──────── Dataset content

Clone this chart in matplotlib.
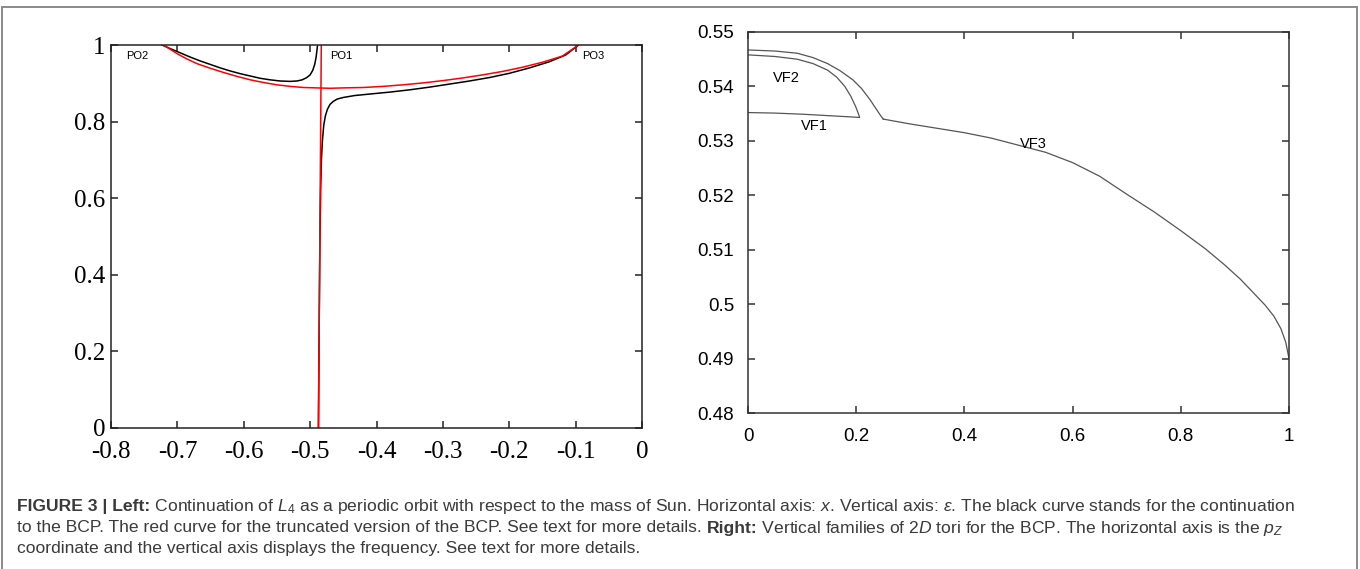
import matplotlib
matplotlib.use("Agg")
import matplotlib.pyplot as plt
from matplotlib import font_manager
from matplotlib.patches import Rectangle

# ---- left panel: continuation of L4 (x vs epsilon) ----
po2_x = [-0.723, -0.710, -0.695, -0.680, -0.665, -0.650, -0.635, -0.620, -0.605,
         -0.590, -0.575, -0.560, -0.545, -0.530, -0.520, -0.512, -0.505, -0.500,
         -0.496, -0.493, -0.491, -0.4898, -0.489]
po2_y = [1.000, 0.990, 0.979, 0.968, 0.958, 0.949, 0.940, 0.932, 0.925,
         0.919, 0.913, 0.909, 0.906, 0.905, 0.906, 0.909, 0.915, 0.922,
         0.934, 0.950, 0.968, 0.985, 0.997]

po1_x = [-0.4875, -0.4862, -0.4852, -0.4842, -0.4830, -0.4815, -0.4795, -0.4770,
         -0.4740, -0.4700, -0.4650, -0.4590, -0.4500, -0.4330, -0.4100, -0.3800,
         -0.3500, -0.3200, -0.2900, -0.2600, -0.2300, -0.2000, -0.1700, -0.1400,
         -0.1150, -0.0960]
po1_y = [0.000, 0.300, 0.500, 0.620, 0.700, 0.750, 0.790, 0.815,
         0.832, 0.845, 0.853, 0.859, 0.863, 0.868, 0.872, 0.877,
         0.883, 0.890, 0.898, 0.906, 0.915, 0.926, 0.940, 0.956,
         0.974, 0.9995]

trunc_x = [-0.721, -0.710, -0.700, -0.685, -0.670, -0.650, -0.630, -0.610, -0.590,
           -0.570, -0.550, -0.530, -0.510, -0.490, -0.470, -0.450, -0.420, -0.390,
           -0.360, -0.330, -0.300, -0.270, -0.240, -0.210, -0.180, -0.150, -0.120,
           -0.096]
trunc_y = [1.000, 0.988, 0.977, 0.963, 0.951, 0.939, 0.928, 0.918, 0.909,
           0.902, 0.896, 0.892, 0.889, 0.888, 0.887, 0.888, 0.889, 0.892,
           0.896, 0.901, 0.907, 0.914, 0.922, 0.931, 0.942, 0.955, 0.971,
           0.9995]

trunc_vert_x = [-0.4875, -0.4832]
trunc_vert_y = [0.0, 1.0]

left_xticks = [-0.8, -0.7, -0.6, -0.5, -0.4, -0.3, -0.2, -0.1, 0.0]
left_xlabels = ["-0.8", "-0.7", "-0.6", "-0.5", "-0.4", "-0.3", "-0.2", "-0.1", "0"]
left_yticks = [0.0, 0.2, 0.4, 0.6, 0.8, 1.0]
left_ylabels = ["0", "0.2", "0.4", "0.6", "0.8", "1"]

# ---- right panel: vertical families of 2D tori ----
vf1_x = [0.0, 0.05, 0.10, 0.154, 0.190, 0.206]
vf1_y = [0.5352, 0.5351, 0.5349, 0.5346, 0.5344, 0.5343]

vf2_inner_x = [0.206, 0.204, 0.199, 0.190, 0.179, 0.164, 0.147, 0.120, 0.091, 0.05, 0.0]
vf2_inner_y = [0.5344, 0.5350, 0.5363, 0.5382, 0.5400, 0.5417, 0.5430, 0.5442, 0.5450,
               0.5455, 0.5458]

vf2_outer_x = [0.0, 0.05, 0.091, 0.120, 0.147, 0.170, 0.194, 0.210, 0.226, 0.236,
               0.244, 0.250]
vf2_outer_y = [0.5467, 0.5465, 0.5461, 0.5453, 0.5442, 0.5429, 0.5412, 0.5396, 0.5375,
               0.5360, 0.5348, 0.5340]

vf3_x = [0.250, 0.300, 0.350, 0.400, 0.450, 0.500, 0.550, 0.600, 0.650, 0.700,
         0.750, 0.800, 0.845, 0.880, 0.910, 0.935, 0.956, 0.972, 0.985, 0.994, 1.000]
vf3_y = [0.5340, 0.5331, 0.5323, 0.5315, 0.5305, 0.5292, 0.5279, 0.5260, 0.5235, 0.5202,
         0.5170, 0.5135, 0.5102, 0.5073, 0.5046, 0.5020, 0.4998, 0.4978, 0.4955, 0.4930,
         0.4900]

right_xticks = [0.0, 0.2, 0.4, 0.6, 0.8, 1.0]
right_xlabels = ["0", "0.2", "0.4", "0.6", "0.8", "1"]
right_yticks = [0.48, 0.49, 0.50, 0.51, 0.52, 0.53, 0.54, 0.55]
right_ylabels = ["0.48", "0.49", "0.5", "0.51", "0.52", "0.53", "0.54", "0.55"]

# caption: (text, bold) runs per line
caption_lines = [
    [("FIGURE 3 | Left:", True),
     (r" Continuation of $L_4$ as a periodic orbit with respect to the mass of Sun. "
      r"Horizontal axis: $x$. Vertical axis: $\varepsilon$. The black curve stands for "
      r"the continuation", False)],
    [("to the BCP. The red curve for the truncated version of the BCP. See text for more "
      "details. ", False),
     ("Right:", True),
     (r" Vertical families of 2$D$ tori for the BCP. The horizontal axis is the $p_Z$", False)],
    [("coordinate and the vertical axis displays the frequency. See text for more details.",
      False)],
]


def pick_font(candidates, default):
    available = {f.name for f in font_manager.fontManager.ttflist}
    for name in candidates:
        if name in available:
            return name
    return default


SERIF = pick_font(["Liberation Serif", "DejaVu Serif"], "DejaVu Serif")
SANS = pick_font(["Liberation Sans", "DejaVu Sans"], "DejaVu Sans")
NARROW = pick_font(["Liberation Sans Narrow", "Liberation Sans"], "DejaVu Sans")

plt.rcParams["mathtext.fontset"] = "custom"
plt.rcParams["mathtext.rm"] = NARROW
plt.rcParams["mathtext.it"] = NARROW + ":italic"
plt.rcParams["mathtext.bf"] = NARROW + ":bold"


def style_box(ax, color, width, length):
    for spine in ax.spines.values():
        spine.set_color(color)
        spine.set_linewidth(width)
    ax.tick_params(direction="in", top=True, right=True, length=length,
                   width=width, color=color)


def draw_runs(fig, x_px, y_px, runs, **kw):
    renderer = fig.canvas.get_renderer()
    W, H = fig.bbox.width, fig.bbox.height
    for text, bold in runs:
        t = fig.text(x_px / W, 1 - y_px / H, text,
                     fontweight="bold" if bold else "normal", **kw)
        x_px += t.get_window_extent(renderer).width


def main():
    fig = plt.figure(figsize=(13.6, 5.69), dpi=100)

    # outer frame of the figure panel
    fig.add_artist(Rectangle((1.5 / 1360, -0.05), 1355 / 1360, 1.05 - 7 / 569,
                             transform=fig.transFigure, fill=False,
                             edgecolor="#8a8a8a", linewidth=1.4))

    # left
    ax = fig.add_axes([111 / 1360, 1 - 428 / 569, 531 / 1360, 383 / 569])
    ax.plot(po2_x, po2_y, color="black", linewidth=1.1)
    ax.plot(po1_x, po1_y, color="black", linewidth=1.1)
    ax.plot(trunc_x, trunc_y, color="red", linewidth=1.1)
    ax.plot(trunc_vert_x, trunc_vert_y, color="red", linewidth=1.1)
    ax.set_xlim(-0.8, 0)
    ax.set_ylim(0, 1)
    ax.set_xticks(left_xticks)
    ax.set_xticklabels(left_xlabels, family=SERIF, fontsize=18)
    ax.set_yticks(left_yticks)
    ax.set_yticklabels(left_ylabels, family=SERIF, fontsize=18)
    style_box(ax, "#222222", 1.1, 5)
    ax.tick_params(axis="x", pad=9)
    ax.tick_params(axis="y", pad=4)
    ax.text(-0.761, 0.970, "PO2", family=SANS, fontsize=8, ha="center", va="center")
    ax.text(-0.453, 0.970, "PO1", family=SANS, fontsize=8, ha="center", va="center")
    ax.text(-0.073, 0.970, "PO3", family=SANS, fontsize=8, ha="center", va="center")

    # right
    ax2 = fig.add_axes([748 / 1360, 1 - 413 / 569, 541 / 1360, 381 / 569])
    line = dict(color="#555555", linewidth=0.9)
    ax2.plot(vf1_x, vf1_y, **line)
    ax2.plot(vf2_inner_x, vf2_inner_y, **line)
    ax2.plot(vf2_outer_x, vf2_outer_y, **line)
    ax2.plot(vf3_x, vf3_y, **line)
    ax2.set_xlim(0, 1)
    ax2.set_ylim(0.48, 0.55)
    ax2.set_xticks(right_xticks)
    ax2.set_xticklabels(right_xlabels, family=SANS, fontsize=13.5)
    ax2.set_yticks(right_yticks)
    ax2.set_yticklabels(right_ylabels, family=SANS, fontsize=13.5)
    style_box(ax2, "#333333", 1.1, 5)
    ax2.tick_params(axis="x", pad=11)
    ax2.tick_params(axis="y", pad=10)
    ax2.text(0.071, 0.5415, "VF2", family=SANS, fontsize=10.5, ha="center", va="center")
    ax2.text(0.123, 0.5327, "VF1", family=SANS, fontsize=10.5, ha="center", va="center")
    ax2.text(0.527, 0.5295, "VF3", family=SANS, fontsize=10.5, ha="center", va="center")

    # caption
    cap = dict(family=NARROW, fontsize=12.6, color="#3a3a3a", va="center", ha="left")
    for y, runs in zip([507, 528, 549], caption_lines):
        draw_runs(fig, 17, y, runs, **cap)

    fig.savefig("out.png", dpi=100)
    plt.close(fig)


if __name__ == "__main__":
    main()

────────────────

Task goal.
Copy exactly the lines running from the beginning of the listing through the line that has "0.934, 0.950, 0.968, 0.985, 0.997]". Drop the pictures.

Solution.
Clone this chart in matplotlib.
import matplotlib
matplotlib.use("Agg")
import matplotlib.pyplot as plt
from matplotlib import font_manager
from matplotlib.patches import Rectangle

# ---- left panel: continuation of L4 (x vs epsilon) ----
po2_x = [-0.723, -0.710, -0.695, -0.680, -0.665, -0.650, -0.635, -0.620, -0.605,
         -0.590, -0.575, -0.560, -0.545, -0.530, -0.520, -0.512, -0.505, -0.500,
         -0.496, -0.493, -0.491, -0.4898, -0.489]
po2_y = [1.000, 0.990, 0.979, 0.968, 0.958, 0.949, 0.940, 0.932, 0.925,
         0.919, 0.913, 0.909, 0.906, 0.905, 0.906, 0.909, 0.915, 0.922,
         0.934, 0.950, 0.968, 0.985, 0.997]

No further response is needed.